Petrosea sebelumnya menargetkan pendapatan hingga US$ 991 juta atau sekitar Rp16,76 triliun setelah mengakuisisi Grup Hafar. Direktur Petrosea Ruddy Santoso menyampaikan, pendapatan PTRO diproyeksikan naik 43% menjadi US$ 991 juta pada 2025.
Pendapatan Petrosea berpotensi melonjak hingga 41% menjadi US$ 1,4 miliar atau sekitar Rp23,24 triliun pada 2026. Ruddy mengatakan, pertumbuhan tersebut jauh di atas rata-rata pertumbuhan tahunan (CAGR) sebesar 8% pada periode 2019–2024. EBITDA perseroan juga diperkirakan mencapai US$ 306 juta dengan margin 22% pada 2026, naik dari 15% pada 2024.
“Hal ini mengalami peningkatan yang signifikan dari posisi EBITDA margin sebesar 15% pada tahun 2024,” kata Ruddy dalam paparan publik secara virtual, Senin (6/10).
Petrosea juga telah mengakuisisi 100% saham HBS (PNG) Limited dan anak usahanya senilai US$ 25,76 juta atau sekitar Rp424,69 miliar. Transaksi ini tertuang dalam perjanjian jual beli bersyarat (conditional share sale and purchase agreement) yang ditandatangani pada 1 Agustus 2025.
HBS Group yang berbasis di Papua Nugini sejak 2006 dikenal sebagai penyedia jasa pertambangan, konstruksi, serta distribusi alat berat dan suku cadang, khususnya untuk proyek tambang mineral emas.
Tantangan CUAN ke Depan
Direktur CUAN Diana Arsiyanti mengungkapkan sejumlah tantangan yang tengah dihadapi perseroan. Ia menjelaskan, terdapat tiga risiko utama yang menjadi fokus perusahaan.
Pertama, risiko volatilitas harga komoditas. CUAN memiliki eksposur terhadap fluktuasi harga komoditas global, terutama batu bara termal.
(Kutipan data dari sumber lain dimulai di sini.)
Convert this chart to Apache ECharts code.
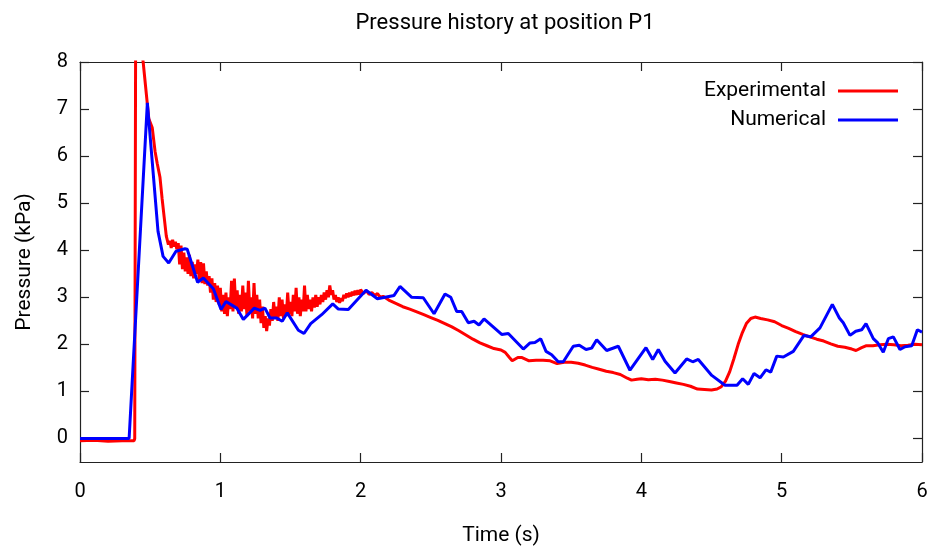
<!DOCTYPE html>
<html><head><meta charset="utf-8">
<script src="https://cdn.jsdelivr.net/npm/echarts@6/dist/echarts.min.js"></script>
<style>html,body{margin:0;padding:0;background:#fff}#c{width:933px;height:552px}</style>
</head><body><div id="c"></div>
<script>
const titleText = 'Pressure history at position P1';
const xName = 'Time (s)';
const yName = 'Pressure (kPa)';
const xTicks = [0,1,2,3,4,5,6];
const yTicks = [0,1,2,3,4,5,6,7,8];
const seriesNames = ['Experimental','Numerical'];

const experimental = [
[0,-0.05],[0.1,-0.04],[0.2,-0.06],[0.3,-0.05],[0.385,-0.05],[0.39,0.0],[0.397,9.3],
[0.45,8.0],[0.49,6.8],[0.50,6.72],[0.515,6.6],[0.535,6.1],[0.55,5.85],[0.57,5.55],[0.585,5.1],[0.60,4.7],[0.615,4.3],[0.63,4.12],
[0.64,4.20],[0.65,4.05],[0.66,4.22],[0.67,4.08],[0.68,4.18],[0.69,4.02],[0.70,4.15],[0.71,3.70],[0.72,4.10],[0.73,3.60],[0.74,3.95],[0.75,3.55],
[0.76,3.85],[0.77,3.50],[0.78,3.90],[0.79,3.45],[0.80,3.75],[0.81,3.40],[0.82,3.70],[0.83,3.50],[0.84,3.80],[0.85,3.35],
[0.86,3.75],[0.87,3.30],[0.88,3.72],[0.89,3.28],[0.90,3.55],[0.91,3.25],[0.92,3.45],[0.93,3.10],[0.94,3.40],[0.95,2.95],
[0.96,3.30],[0.97,2.90],[0.98,3.25],[0.99,2.85],[1.00,3.20],[1.01,2.70],[1.02,3.05],[1.03,2.65],[1.04,3.10],[1.05,2.60],
[1.06,3.00],[1.07,2.75],[1.08,3.35],[1.09,2.70],[1.10,3.40],[1.11,2.80],[1.12,3.15],[1.13,2.65],[1.14,3.05],[1.15,2.70],
[1.16,3.25],[1.17,2.75],[1.18,3.10],[1.19,2.60],[1.20,3.35],[1.21,2.70],[1.22,3.00],[1.23,2.55],[1.24,3.30],[1.25,2.65],
[1.26,3.05],[1.27,2.55],[1.28,2.95],[1.29,2.45],[1.30,2.80],[1.31,2.35],[1.32,2.60],[1.33,2.28],[1.34,2.55],[1.35,2.40],
[1.36,2.75],[1.37,2.50],[1.38,2.90],[1.39,2.55],[1.40,2.80],[1.41,2.50],[1.42,3.00],[1.43,2.60],[1.44,2.95],[1.45,2.55],
[1.46,2.85],[1.47,2.60],[1.48,3.10],[1.49,2.65],[1.50,2.90],[1.51,2.60],[1.52,3.05],[1.53,2.70],[1.54,3.20],[1.55,2.65],
[1.56,3.00],[1.57,2.60],[1.58,2.95],[1.59,2.70],[1.60,3.25],[1.61,2.70],[1.62,3.05],[1.63,2.75],[1.64,2.95],[1.65,2.70],
[1.66,3.00],[1.67,2.78],[1.68,3.05],[1.69,2.80],[1.70,3.00],[1.71,2.85],[1.72,3.05],[1.73,2.90],[1.74,3.10],[1.75,2.95],
[1.76,3.15],[1.77,3.00],[1.78,3.25],[1.79,3.05],[1.80,3.15],[1.81,2.95],[1.82,3.05],[1.83,2.90],[1.84,3.00],[1.85,2.88],
[1.86,2.98],[1.87,2.92],[1.88,3.05],[1.89,2.98],[1.90,3.08],[1.91,3.00],[1.92,3.10],[1.93,3.02],[1.94,3.12],[1.95,3.04],
[1.96,3.14],[1.97,3.05],[1.98,3.15],[1.99,3.06],[2.00,3.16],[2.02,3.08],[2.04,3.14],[2.06,3.06],[2.08,3.10],[2.10,3.04],
[2.12,3.08],[2.14,3.00],[2.16,3.02],[2.20,2.94],[2.25,2.87],[2.30,2.80],[2.35,2.75],[2.40,2.69],[2.45,2.63],[2.50,2.57],
[2.55,2.51],[2.60,2.44],[2.65,2.37],[2.70,2.29],[2.75,2.20],[2.80,2.11],[2.85,2.03],[2.90,1.97],[2.95,1.91],[3.00,1.88],
[3.03,1.83],[3.06,1.72],[3.08,1.65],[3.12,1.72],[3.15,1.72],[3.20,1.65],[3.25,1.66],[3.30,1.66],[3.35,1.65],[3.40,1.59],
[3.45,1.62],[3.50,1.62],[3.55,1.60],[3.60,1.56],[3.65,1.51],[3.70,1.47],[3.75,1.43],[3.80,1.40],[3.85,1.36],[3.90,1.28],
[3.93,1.24],[3.97,1.26],[4.00,1.27],[4.05,1.25],[4.10,1.26],[4.15,1.24],[4.20,1.21],[4.25,1.18],[4.30,1.15],[4.35,1.11],
[4.40,1.05],[4.45,1.04],[4.50,1.03],[4.54,1.05],[4.57,1.10],[4.60,1.22],[4.63,1.42],[4.66,1.70],[4.69,2.00],[4.72,2.25],
[4.75,2.45],[4.78,2.55],[4.81,2.58],[4.85,2.55],[4.90,2.52],[4.95,2.48],[5.00,2.40],[5.05,2.34],[5.10,2.27],[5.15,2.21],
[5.20,2.16],[5.25,2.11],[5.30,2.07],[5.35,2.01],[5.40,1.96],[5.45,1.94],[5.50,1.90],[5.53,1.87],[5.57,1.93],[5.60,1.97],
[5.65,1.97],[5.70,1.99],[5.75,2.00],[5.80,1.99],[5.85,1.97],[5.90,1.98],[5.95,2.00],[6.00,1.99]
];

const numerical = [
[0,0],[0.35,0],[0.48,7.13],[0.556,4.4],[0.592,3.87],[0.632,3.73],[0.684,3.98],[0.748,4.03],[0.764,4.02],[0.838,3.32],
[0.879,3.41],[0.95,3.18],[1.005,2.74],[1.040,2.91],[1.117,2.77],[1.164,2.53],[1.242,2.77],[1.283,2.72],[1.318,2.77],[1.354,2.56],
[1.402,2.56],[1.441,2.49],[1.477,2.67],[1.556,2.30],[1.596,2.23],[1.644,2.44],[1.722,2.63],[1.801,2.86],[1.841,2.75],[1.912,2.74],
[2.038,3.15],[2.119,2.97],[2.238,3.04],[2.280,3.23],[2.364,3.00],[2.446,2.99],[2.523,2.65],[2.601,3.07],[2.642,3.00],[2.684,2.70],
[2.720,2.70],[2.767,2.46],[2.808,2.49],[2.843,2.41],[2.879,2.54],[3.005,2.21],[3.052,2.23],[3.159,1.90],[3.207,2.03],[3.242,2.04],
[3.283,2.12],[3.321,1.85],[3.361,1.78],[3.408,1.63],[3.444,1.63],[3.515,1.96],[3.558,1.98],[3.606,1.89],[3.646,1.92],[3.682,2.10],
[3.753,1.87],[3.836,1.96],[3.919,1.45],[4.033,1.93],[4.081,1.68],[4.121,1.89],[4.169,1.64],[4.240,1.39],[4.323,1.69],[4.366,1.63],
[4.406,1.68],[4.502,1.34],[4.596,1.13],[4.682,1.13],[4.722,1.27],[4.762,1.15],[4.803,1.38],[4.846,1.29],[4.888,1.46],[4.922,1.41],
[4.965,1.75],[5.012,1.73],[5.083,1.85],[5.159,2.19],[5.207,2.16],[5.273,2.35],[5.361,2.85],[5.411,2.56],[5.439,2.46],[5.487,2.19],
[5.528,2.28],[5.570,2.31],[5.601,2.44],[5.653,2.12],[5.685,2.03],[5.724,1.83],[5.760,2.12],[5.796,2.16],[5.843,1.89],[5.879,1.95],
[5.927,1.97],[5.967,2.31],[6.0,2.26]
];

const chart = echarts.init(document.getElementById('c'));
const font = 'Roboto, "DejaVu Sans", sans-serif';
const axisLine = {show:true, onZero:false, lineStyle:{color:'#222', width:1.2}};
const tick = {show:true, inside:true, length:9, lineStyle:{color:'#222', width:1.2}};
chart.setOption({
  animation:false,
  backgroundColor:'#fff',
  textStyle:{fontFamily:font},
  title:{text:titleText, left:500, textAlign:'center', top:7, textStyle:{fontSize:22, fontWeight:'normal', color:'#000', fontFamily:font}},
  grid:{left:80, right:11, top:62, bottom:90},
  legend:{
    data:seriesNames, orient:'vertical', align:'right', right:30, top:75,
    itemWidth:60, itemHeight:3, icon:'rect', itemGap:7,
    textStyle:{fontSize:21, color:'#000', fontFamily:font, lineHeight:22, padding:[0,7,0,0]}
  },
  xAxis:[
    {type:'value', min:0, max:6, position:'bottom', name:xName, nameLocation:'middle', nameGap:63,
     nameTextStyle:{fontSize:21, color:'#000', fontFamily:font},
     axisLine, axisTick:{...tick, customValues:xTicks}, splitLine:{show:false},
     axisLabel:{customValues:xTicks, fontSize:20, color:'#000', margin:20, fontFamily:font}},
    {type:'value', min:0, max:6, position:'top', axisLine, axisTick:{...tick, customValues:xTicks},
     splitLine:{show:false}, axisLabel:{show:false}}
  ],
  yAxis:[
    {type:'value', min:-0.5, max:8, position:'left', name:yName, nameLocation:'middle', nameGap:45,
     nameTextStyle:{fontSize:21, color:'#000', fontFamily:font},
     axisLine, axisTick:{...tick, customValues:yTicks}, splitLine:{show:false},
     axisLabel:{customValues:yTicks, fontSize:20, color:'#000', margin:12, fontFamily:font}},
    {type:'value', min:-0.5, max:8, position:'right', axisLine, axisTick:{...tick, customValues:yTicks},
     splitLine:{show:false}, axisLabel:{show:false}}
  ],
  series:[
    {name:seriesNames[0], type:'line', data:experimental, showSymbol:false, symbol:'none', clip:true,
     lineStyle:{color:'#ff0000', width:3}, itemStyle:{color:'#ff0000'}, z:2},
    {name:seriesNames[1], type:'line', data:numerical, showSymbol:false, symbol:'none', clip:true,
     lineStyle:{color:'#0000ff', width:3}, itemStyle:{color:'#0000ff'}, z:3}
  ]
});
</script></body></html>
Untuk mengurangi dampaknya, perusahaan memperbesar porsi batu bara metalurgi dan mineral lain, serta memperluas bisnis ke sektor energi dan jasa pertambangan yang memiliki margin lebih stabil.
Kedua, risiko operasional dan regulasi. Perubahan kebijakan pemerintah seperti penyesuaian tarif royalti, kewajiban DMO, hingga aturan perizinan tambang, kehutanan, dan lingkungan dapat mempengaruhi target penyelesaian proyek serta kondisi keuangan. Untuk itu, CUAN menerapkan tata kelola dan kepatuhan yang ketat serta menjalin komunikasi aktif dengan regulator.
Ketiga, risiko integrasi pasca-akuisisi. Setelah melakukan sejumlah akuisisi strategis, termasuk GDI, Grup HBS, dan Grup Hafar, perusahaan fokus memastikan proses integrasi berjalan mulus, mencakup sistem operasional, budaya kerja, keuangan, dan sumber daya manusia.
CUAN menyiapkan rencana integrasi bertahap lintas entitas agar setiap akuisisi memberikan sinergi optimal.
“Dengan langkah-langkah tersebut, perusahaan optimis dapat menjaga ketahanan operasional serta menciptakan pertumbuhan jangka panjang yang berkelanjutan,” ujar Diana.